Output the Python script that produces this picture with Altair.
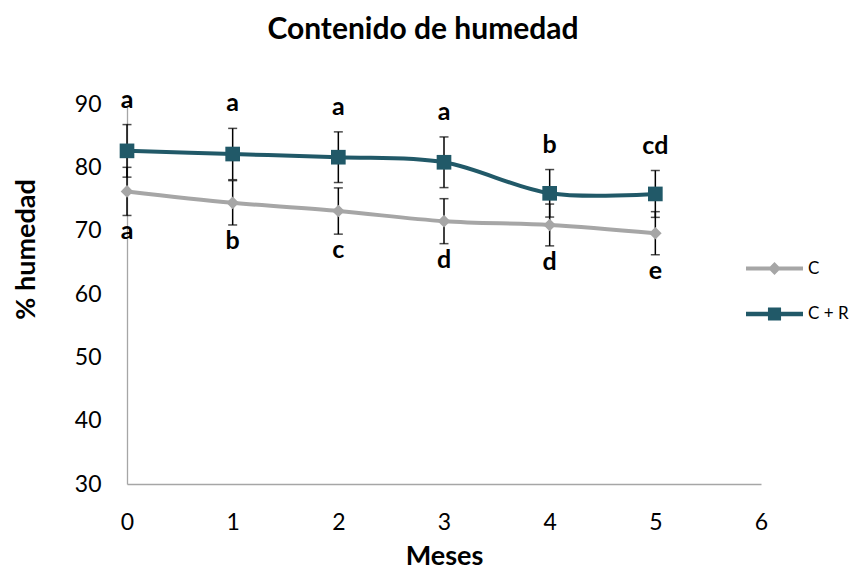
import altair as alt
import pandas as pd

meses = [0, 1, 2, 3, 4, 5]
c_vals = [76.2, 74.4, 73.1, 71.5, 70.9, 69.6]
c_err = [3.8, 3.5, 3.65, 3.55, 3.3, 3.4]
c_letras = ["a", "b", "c", "d", "d", "e"]
cr_vals = [82.6, 82.1, 81.6, 80.8, 75.9, 75.8]
cr_err = [4.15, 4.05, 4.0, 4.0, 3.75, 3.7]
cr_letras = ["a", "a", "a", "a", "b", "cd"]
series = ["C", "C + R"]
colores = ["#A6A6A6", "#215968"]
x_ticks = [0, 1, 2, 3, 4, 5, 6]
y_ticks = [30, 40, 50, 60, 70, 80, 90]

FONT = "Lato"


def make_df(vals, errs, letras, name):
    df = pd.DataFrame({"mes": meses, "val": vals, "err": errs, "letra": letras})
    df["serie"] = name
    df["lo"] = df["val"] - df["err"]
    df["hi"] = df["val"] + df["err"]
    return df


df_c = make_df(c_vals, c_err, c_letras, series[0])
df_cr = make_df(cr_vals, cr_err, cr_letras, series[1])
df_all = pd.concat([df_c, df_cr], ignore_index=True)

xscale = alt.Scale(domain=[0, 6], nice=False, zero=False)
yscale = alt.Scale(domain=[30, 90], nice=False, zero=False)
xaxis = alt.Axis(values=x_ticks, labelPadding=27, format="d", labelFlush=False,
                 titleX=317, titleY=80, titleAlign="center", titleBaseline="alphabetic")
yaxis = alt.Axis(values=y_ticks, labelPadding=26, titleX=-101, titleY=145, labelFlush=False,
                 titleAngle=270, titleAlign="center", titleBaseline="middle")


def X():
    return alt.X("mes:Q", scale=xscale, axis=xaxis, title="Meses")


def Y(field):
    return alt.Y(f"{field}:Q", scale=yscale, axis=yaxis, title="% humedad")


layers = []
# lines
for df, col in [(df_c, colores[0]), (df_cr, colores[1])]:
    layers.append(alt.Chart(df).mark_line(interpolate="cardinal", color=col, strokeWidth=4)
                  .encode(x=X(), y=Y("val")))
# error bars
for df in [df_c, df_cr]:
    base = alt.Chart(df)
    layers.append(base.mark_rule(color="black", strokeWidth=1.5).encode(x=X(), y=Y("lo"), y2="hi:Q"))
    layers.append(base.mark_tick(orient="horizontal", color="black", size=9, thickness=1.5)
                  .encode(x=X(), y=Y("lo")))
    layers.append(base.mark_tick(orient="horizontal", color="black", size=9, thickness=1.5)
                  .encode(x=X(), y=Y("hi")))
# points
layers.append(alt.Chart(df_c).mark_point(shape="diamond", filled=True, opacity=1, size=160, color=colores[0])
              .encode(x=X(), y=Y("val")))
layers.append(alt.Chart(df_cr).mark_point(shape="square", filled=True, opacity=1, size=215, color=colores[1])
              .encode(x=X(), y=Y("val")))
# letters
layers.append(alt.Chart(df_cr).mark_text(font=FONT, fontSize=25, fontWeight="bold", color="black",
                                         baseline="alphabetic", dy=-17)
              .encode(x=X(), y=Y("hi"), text="letra:N"))
layers.append(alt.Chart(df_c).mark_text(font=FONT, fontSize=25, fontWeight="bold", color="black",
                                        baseline="alphabetic", dy=24)
              .encode(x=X(), y=Y("lo"), text="letra:N"))

# legend carrier (invisible)
leg = alt.Legend(title=None, orient="none", legendX=633, legendY=150, symbolOpacity=1,
                 symbolSize=812, labelFont=FONT, labelFontSize=17, labelColor="black", labelOffset=19,
                 rowPadding=22.5, padding=0, symbolStrokeWidth=0)
paths = [
    "M-2,-0.14H2V0.14H-2Z M0,-0.45L0.45,0L0,0.45L-0.45,0Z",
    "M-2,-0.16H2V0.16H-2Z M-0.46,-0.46H0.46V0.46H-0.46Z",
]
layers.append(alt.Chart(df_all).mark_point(filled=True, opacity=0, size=812)
              .encode(x=X(), y=Y("val"),
                      color=alt.Color("serie:N", scale=alt.Scale(domain=series, range=colores), legend=leg),
                      shape=alt.Shape("serie:N", scale=alt.Scale(domain=series, range=paths), legend=leg)))

chart = alt.layer(*layers).properties(
    width=634, height=380,
    title=alt.TitleParams("Contenido de humedad", font=FONT, fontSize=30, fontWeight="bold",
                          color="black", dx=-21, dy=-39, anchor="middle", frame="group"),
    autosize=alt.AutoSizeParams(type="none"),
    padding={"left": 119, "top": 96, "right": 90, "bottom": 87},
).configure_view(stroke=None).configure_axis(
    domainColor="#A6A6A6", domainWidth=1.3, ticks=False, grid=False,
    labelFont=FONT, labelFontSize=23, labelColor="black",
    titleFont=FONT, titleFontSize=27, titleFontWeight="bold", titleColor="black",
)

chart.save("out.html", embed_options={"renderer": "svg", "actions": False})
* * * *
Write out the listing above again, exactly, but with no pictures in the copy.

Output the Python script that produces this picture with Altair.
import altair as alt
import pandas as pd

meses = [0, 1, 2, 3, 4, 5]
c_vals = [76.2, 74.4, 73.1, 71.5, 70.9, 69.6]
c_err = [3.8, 3.5, 3.65, 3.55, 3.3, 3.4]
c_letras = ["a", "b", "c", "d", "d", "e"]
cr_vals = [82.6, 82.1, 81.6, 80.8, 75.9, 75.8]
cr_err = [4.15, 4.05, 4.0, 4.0, 3.75, 3.7]
cr_letras = ["a", "a", "a", "a", "b", "cd"]
series = ["C", "C + R"]
colores = ["#A6A6A6", "#215968"]
x_ticks = [0, 1, 2, 3, 4, 5, 6]
y_ticks = [30, 40, 50, 60, 70, 80, 90]

FONT = "Lato"


def make_df(vals, errs, letras, name):
    df = pd.DataFrame({"mes": meses, "val": vals, "err": errs, "letra": letras})
    df["serie"] = name
    df["lo"] = df["val"] - df["err"]
    df["hi"] = df["val"] + df["err"]
    return df


df_c = make_df(c_vals, c_err, c_letras, series[0])
df_cr = make_df(cr_vals, cr_err, cr_letras, series[1])
df_all = pd.concat([df_c, df_cr], ignore_index=True)

xscale = alt.Scale(domain=[0, 6], nice=False, zero=False)
yscale = alt.Scale(domain=[30, 90], nice=False, zero=False)
xaxis = alt.Axis(values=x_ticks, labelPadding=27, format="d", labelFlush=False,
                 titleX=317, titleY=80, titleAlign="center", titleBaseline="alphabetic")
yaxis = alt.Axis(values=y_ticks, labelPadding=26, titleX=-101, titleY=145, labelFlush=False,
                 titleAngle=270, titleAlign="center", titleBaseline="middle")


def X():
    return alt.X("mes:Q", scale=xscale, axis=xaxis, title="Meses")


def Y(field):
    return alt.Y(f"{field}:Q", scale=yscale, axis=yaxis, title="% humedad")


layers = []
# lines
for df, col in [(df_c, colores[0]), (df_cr, colores[1])]:
    layers.append(alt.Chart(df).mark_line(interpolate="cardinal", color=col, strokeWidth=4)
                  .encode(x=X(), y=Y("val")))
# error bars
for df in [df_c, df_cr]:
    base = alt.Chart(df)
    layers.append(base.mark_rule(color="black", strokeWidth=1.5).encode(x=X(), y=Y("lo"), y2="hi:Q"))
    layers.append(base.mark_tick(orient="horizontal", color="black", size=9, thickness=1.5)
                  .encode(x=X(), y=Y("lo")))
    layers.append(base.mark_tick(orient="horizontal", color="black", size=9, thickness=1.5)
                  .encode(x=X(), y=Y("hi")))
# points
layers.append(alt.Chart(df_c).mark_point(shape="diamond", filled=True, opacity=1, size=160, color=colores[0])
              .encode(x=X(), y=Y("val")))
layers.append(alt.Chart(df_cr).mark_point(shape="square", filled=True, opacity=1, size=215, color=colores[1])
              .encode(x=X(), y=Y("val")))
# letters
layers.append(alt.Chart(df_cr).mark_text(font=FONT, fontSize=25, fontWeight="bold", color="black",
                                         baseline="alphabetic", dy=-17)
              .encode(x=X(), y=Y("hi"), text="letra:N"))
layers.append(alt.Chart(df_c).mark_text(font=FONT, fontSize=25, fontWeight="bold", color="black",
                                        baseline="alphabetic", dy=24)
              .encode(x=X(), y=Y("lo"), text="letra:N"))

# legend carrier (invisible)
leg = alt.Legend(title=None, orient="none", legendX=633, legendY=150, symbolOpacity=1,
                 symbolSize=812, labelFont=FONT, labelFontSize=17, labelColor="black", labelOffset=19,
                 rowPadding=22.5, padding=0, symbolStrokeWidth=0)
paths = [
    "M-2,-0.14H2V0.14H-2Z M0,-0.45L0.45,0L0,0.45L-0.45,0Z",
    "M-2,-0.16H2V0.16H-2Z M-0.46,-0.46H0.46V0.46H-0.46Z",
]
layers.append(alt.Chart(df_all).mark_point(filled=True, opacity=0, size=812)
              .encode(x=X(), y=Y("val"),
                      color=alt.Color("serie:N", scale=alt.Scale(domain=series, range=colores), legend=leg),
                      shape=alt.Shape("serie:N", scale=alt.Scale(domain=series, range=paths), legend=leg)))

chart = alt.layer(*layers).properties(
    width=634, height=380,
    title=alt.TitleParams("Contenido de humedad", font=FONT, fontSize=30, fontWeight="bold",
                          color="black", dx=-21, dy=-39, anchor="middle", frame="group"),
    autosize=alt.AutoSizeParams(type="none"),
    padding={"left": 119, "top": 96, "right": 90, "bottom": 87},
).configure_view(stroke=None).configure_axis(
    domainColor="#A6A6A6", domainWidth=1.3, ticks=False, grid=False,
    labelFont=FONT, labelFontSize=23, labelColor="black",
    titleFont=FONT, titleFontSize=27, titleFontWeight="bold", titleColor="black",
)

chart.save("out.html", embed_options={"renderer": "svg", "actions": False})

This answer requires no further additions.